Some utilities, such as local municipal utilities and Unitil, are not working with Green Energy Consumers Alliance to allow customers to make the switch. If you live in a town served by one of these utilities, you can still enroll and invest a set amount each month toward the purchase of green power through Green Energy Consumers Alliance’s New England Wind Fund program. It’s still adding green energy to a larger grid, and your contribution is still tax deductible. You can choose to make monthly payments or a one-time payment.
I already purchased green electricity. How do I know if my vendor sources from local projects?
Just ask! If you purchased green electricity already (good for you!), contact them to find out what percentage of their energy is locally sourced, versus outside of New England. You might also ask if your vendor is nonprofit, and how much they invest in new, local renewable energy projects.
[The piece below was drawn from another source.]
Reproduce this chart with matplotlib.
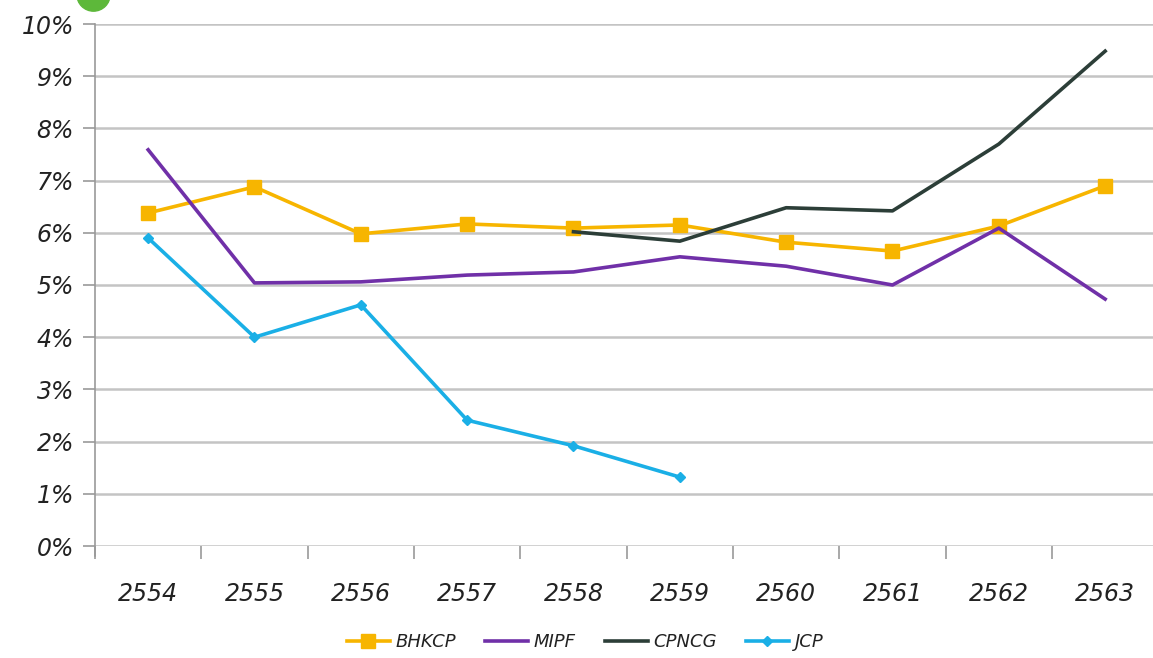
import matplotlib
matplotlib.use("Agg")
import matplotlib.pyplot as plt
from matplotlib.lines import Line2D

# données (% par année)
annees = ["2554", "2555", "2556", "2557", "2558", "2559", "2560", "2561", "2562", "2563"]
bhkcp = [6.38, 6.88, 5.98, 6.17, 6.09, 6.15, 5.82, 5.65, 6.13, 6.90]
mipf = [7.59, 5.04, 5.06, 5.19, 5.25, 5.54, 5.36, 5.00, 6.09, 4.73]
cpncg = [None, None, None, None, 6.02, 5.84, 6.48, 6.42, 7.70, 9.48]
jcp = [5.90, 4.00, 4.62, 2.41, 1.92, 1.32]

plt.rcParams['font.family'] = ['DejaVu Sans']

fig = plt.figure(figsize=(11.53, 6.58), dpi=100)
ax = fig.add_axes([95/1153, 1-546/658, 1-95/1153, (546-24)/658])

x = list(range(len(annees)))
xc = [i for i, v in zip(x, cpncg) if v is not None]
yc = [v for v in cpncg if v is not None]

ax.plot(x, bhkcp, color="#F7B500", lw=2.6, marker="s", ms=10, label="BHKCP", zorder=3)
ax.plot(x, mipf, color="#7030A8", lw=2.6, label="MIPF", zorder=3)
ax.plot(xc, yc, color="#2C3E38", lw=2.6, label="CPNCG", zorder=3)
ax.plot(x[:len(jcp)], jcp, color="#1AAFE6", lw=2.6, marker="D", ms=5.5, label="JCP", zorder=4)

ax.set_xlim(-0.49, 9.45)
ax.set_ylim(0, 10)
ax.set_yticks(range(0, 11))
ax.set_yticklabels([f"{i}%" for i in range(0, 11)], fontsize=17, style="italic", color="#222222")
ax.set_xticks(x)
ax.set_xticklabels(annees, fontsize=17, style="italic", color="#222222")
ax.set_xticks([i + 0.5 for i in range(-1, 9)], minor=True)
ax.tick_params(axis="x", which="major", length=0, pad=26)
ax.tick_params(axis="x", which="minor", length=9, color="#999999", width=1.2)
ax.tick_params(axis="y", length=9, color="#999999", width=1.2, pad=6)

ax.grid(axis="y", color="#c4c4c4", lw=1.8)
ax.set_axisbelow(True)
for s in ["top", "right", "bottom"]:
    ax.spines[s].set_visible(False)
ax.spines["left"].set_color("#999999")
ax.spines["left"].set_linewidth(1.2)
ax.spines["left"].set_bounds(-0.2, 10)

# petit rond vert en haut, coupé par le bord
fig.add_artist(Line2D([93/1153], [1 + 6/658], marker="o", ms=24, color="#5DB83A",
                      transform=fig.transFigure, clip_on=False))

leg = fig.legend(loc="center", bbox_to_anchor=(585/1153, 1-642/658), ncol=4, frameon=False,
                 prop={"size": 13, "style": "italic"}, handlelength=2.4, columnspacing=1.6,
                 handletextpad=0.3)
for t in leg.get_texts():
    t.set_color("#222222")

fig.savefig("out.png", dpi=100)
If you decide to Make the Switch through Green Energy Consumers Alliance, you will need to cancel your enrollment in your current green power program.
Did Mass Audubon Make the Switch?
Yes! Since 2009 Mass Audubon has eliminated all carbon emissions from electricity use. Any green power that we don’t generate ourselves from our 44 photovoltaic arrays, we purchase through Green Energy Consumers Alliance.
Does Mass Audubon benefit financially from Make the Switch?
No. Our goal is for others to take advantage of the same opportunities that have helped us lessen our own carbon footprint.
What else is Mass Audubon doing to address climate change?
The current and projected impacts of the changing climate on nature in Massachusetts are very significant, requiring a thoughtful and comprehensive approach and a sustained effort.
- We actively protect and manage more than 35,000 acres of land in Massachusetts, including forests that store excess carbon.
- We advise on climate change legislation and policy and serve on state and federal panels concerning clean energy projects, climate change readiness, and emissions reductions. We also encourage communities to take climate action at the local level.
- We lead by example, having reduced our annual carbon emissions from our buildings and vehicles nearly 50 percent over the course of a decade.
- Through our engaged membership and network of visitor centers, we are promoting a climate-literacy community across the Commonwealth.